◆ **Source data**:
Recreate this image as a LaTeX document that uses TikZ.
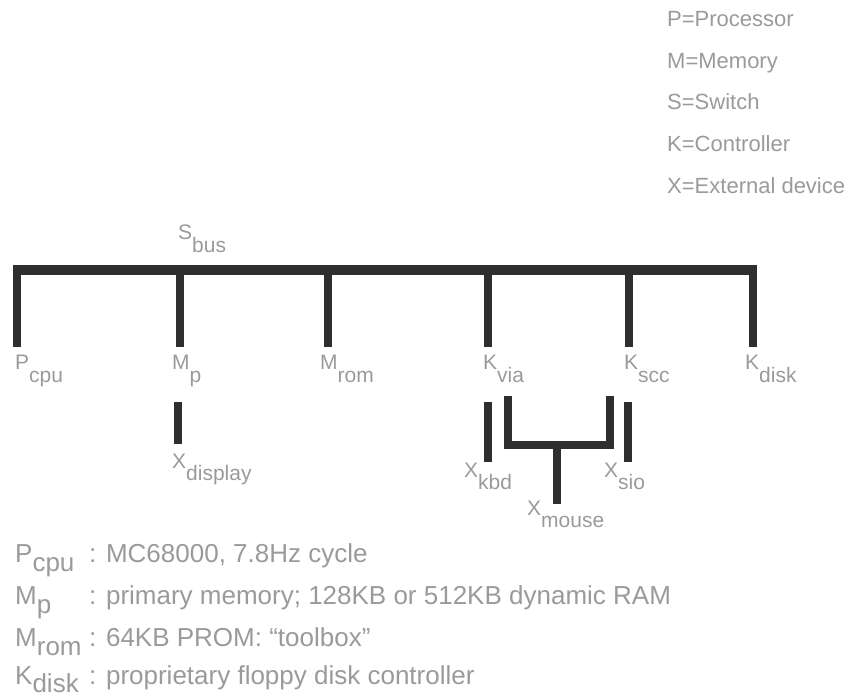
\documentclass[tikz,border=0pt]{standalone}
\usepackage{fontspec}
\setmainfont{Liberation Sans}
\usetikzlibrary{positioning}
\definecolor{inkgray}{HTML}{9A9A9A}
\definecolor{bargray}{HTML}{2E2E2E}
\newcommand{\subname}[3][0.6em]{#2\raisebox{-#1}{#3}}

\begin{document}
\begin{tikzpicture}[x=1pt,y=-1pt,
  bus/.style={draw=bargray, line width=10pt},
  drop/.style={draw=bargray, line width=8pt},
  unit/.style={font=\fontsize{21}{24}\selectfont, text=inkgray,
               inner sep=0pt, anchor=base west},
  legend/.style={font=\fontsize{22}{26}\selectfont, text=inkgray,
                 inner sep=0pt, anchor=base west},
  note/.style={font=\fontsize{26}{30}\selectfont, text=inkgray,
               inner sep=0pt, anchor=base west}
]
  \useasboundingbox (0,0) rectangle (846,700);

  % legend
  \node[legend] (legP) at (667,27)  {P=Processor};
  \node[legend] (legM) at (667,69)  {M=Memory};
  \node[legend] (legS) at (667,110) {S=Switch};
  \node[legend] (legK) at (667,152) {K=Controller};
  \node[legend] (legX) at (667,194) {X=External device};

  % bus
  \node[unit] (Sbus) at (178,240) {\subname{S}{bus}};
  \coordinate (busL) at (13,270);
  \coordinate (busR) at (757,270);
  \draw[bus] (busL) -- (busR);

  \coordinate (tP)    at (17,270);
  \coordinate (tMp)   at (180,270);
  \coordinate (tMrom) at (328,270);
  \coordinate (tKvia) at (488,270);
  \coordinate (tKscc) at (629,270);
  \coordinate (tKdsk) at (753,270);
  \foreach \t in {tP,tMp,tMrom,tKvia,tKscc,tKdsk}
    \draw[drop] (\t) -- ++(0,77);

  \node[unit] (Pcpu)  at (15,370)  {\subname{P}{cpu}};
  \node[unit] (Mp)    at (172,370) {\subname{M}{p}};
  \node[unit] (Mrom)  at (320,370) {\subname{M}{rom}};
  \node[unit] (Kvia)  at (483,370) {\subname{K}{via}};
  \node[unit] (Kscc)  at (624,370) {\subname{K}{scc}};
  \node[unit] (Kdisk) at (745,370) {\subname{K}{disk}};

  % external devices
  \coordinate (dDisp) at (178,402);
  \coordinate (dKbd)  at (488,402);
  \coordinate (dSio)  at (628,402);
  \draw[drop] (dDisp) -- ++(0,42);
  \draw[drop] (dKbd)  -- ++(0,60);
  \draw[drop] (dSio)  -- ++(0,60);

  \coordinate (uL) at (507.5,396);
  \coordinate (uR) at (609.5,396);
  \coordinate (uS) at (556.5,445);
  \draw[drop, line join=miter] (uL) |- (uS) -| (uR);
  \draw[drop] (uS) -- ++(0,59);

  \node[unit] (Xdisp)  at (172,468) {\subname{X}{display}};
  \node[unit] (Xkbd)   at (464,477) {\subname{X}{kbd}};
  \node[unit] (Xsio)   at (604,477) {\subname{X}{sio}};
  \node[unit] (Xmouse) at (527,515) {\subname{X}{mouse}};

  % notes
  \node[note] (nP)    at (15,562) {\makebox[74pt][l]{\subname[0.36em]{P}{cpu}}: MC68000, 7.8Hz cycle};
  \node[note] (nMp)   at (15,604) {\makebox[74pt][l]{\subname[0.36em]{M}{p}}: primary memory; 128KB or 512KB dynamic RAM};
  \node[note] (nMrom) at (15,646) {\makebox[74pt][l]{\subname[0.36em]{M}{rom}}: 64KB PROM: ``toolbox''};
  \node[note] (nKdsk) at (15,684) {\makebox[74pt][l]{\subname[0.32em]{K}{disk}}: proprietary floppy disk controller};
\end{tikzpicture}
\end{document}
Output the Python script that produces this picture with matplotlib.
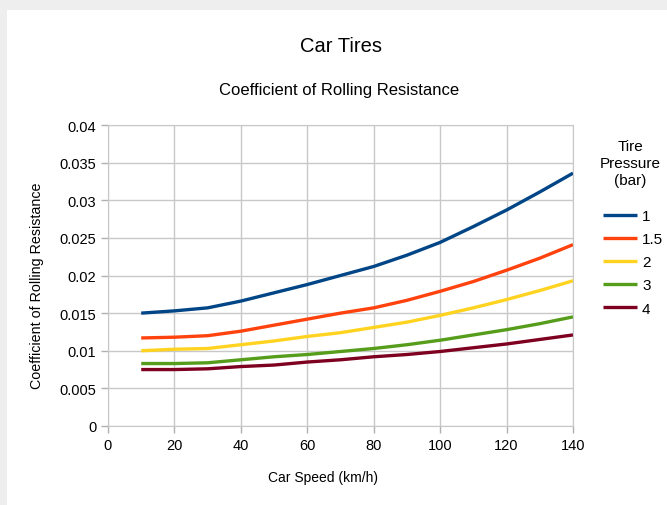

◆ **Written problem**: From the entries above, copy every line containing the word "this".

◆ **Output of the exercise**:
Recreate this image as a LaTeX document that uses TikZ.
Output the Python script that produces this picture with matplotlib.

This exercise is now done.